For example, starting with this array of type uint8_t shift[10]:

{0x00, 0x00, 0x00, 0x00, 0x00, 0x00, 0x00, 0x00, 0x0A, 0xBC}

I'd like to shift it to the left by 12-bits resulting in:

{0x00, 0x00, 0x00, 0x00, 0x00, 0x00, 0x00, 0xAB, 0xC0, 0x00}

Answer 1

Hurray for pointers!

This code works by looking ahead 12 bits for each byte and copying the proper bits forward. 12 bits is the bottom half (nybble) of the next byte and the top half of 2 bytes away.

unsigned char length = 10;
unsigned char data[10] = {0x0,0x0,0x0,0x0,0x0,0x0,0x0,0x0,0x0A,0xBC};
unsigned char *shift = data;
while (shift < data+(length-2)) {
    *shift = (*(shift+1)&0x0F)<<4 | (*(shift+2)&0xF0)>>4;
    shift++;
}
*(data+length-2) = (*(data+length-1)&0x0F)<<4;
*(data+length-1) = 0x00;

Justin wrote:
@Mike, your solution works, but does not carry.

Well, I'd say a normal shift operation does just that (called overflow), and just lets the extra bits fall off the right or left.

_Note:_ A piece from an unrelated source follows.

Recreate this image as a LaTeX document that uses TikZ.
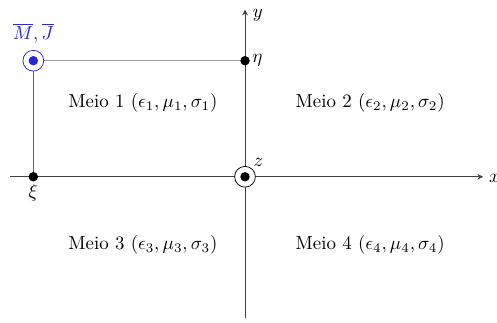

It's simple enough to carry if you wanted to - just save the 12 bits before you start to shift. Maybe you want a circular shift, to put the overflowed bits back at the bottom? Maybe you want to realloc the array and make it larger? Return the overflow to the caller? Return a boolean if non-zero data was overflowed? You'd have to define what carry means to you.

unsigned char overflow[2];
*overflow = (*data&0xF0)>>4;
*(overflow+1) = (*data&0x0F)<<4 | (*(data+1)&0xF0)>>4;
while (shift < data+(length-2)) {
    /* normal shifting */
}  
/* now would be the time to copy it back if you want to carry it somewhere */
*(data+length-2) = (*(data+length-1)&0x0F)<<4 | (*(overflow)&0x0F);
*(data+length-1) = *(overflow+1);  

/* You could return a 16-bit carry int, 
 * but endian-ness makes that look weird 
 * if you care about the physical layout */
unsigned short carry = *(overflow+1)<<8 | *overflow;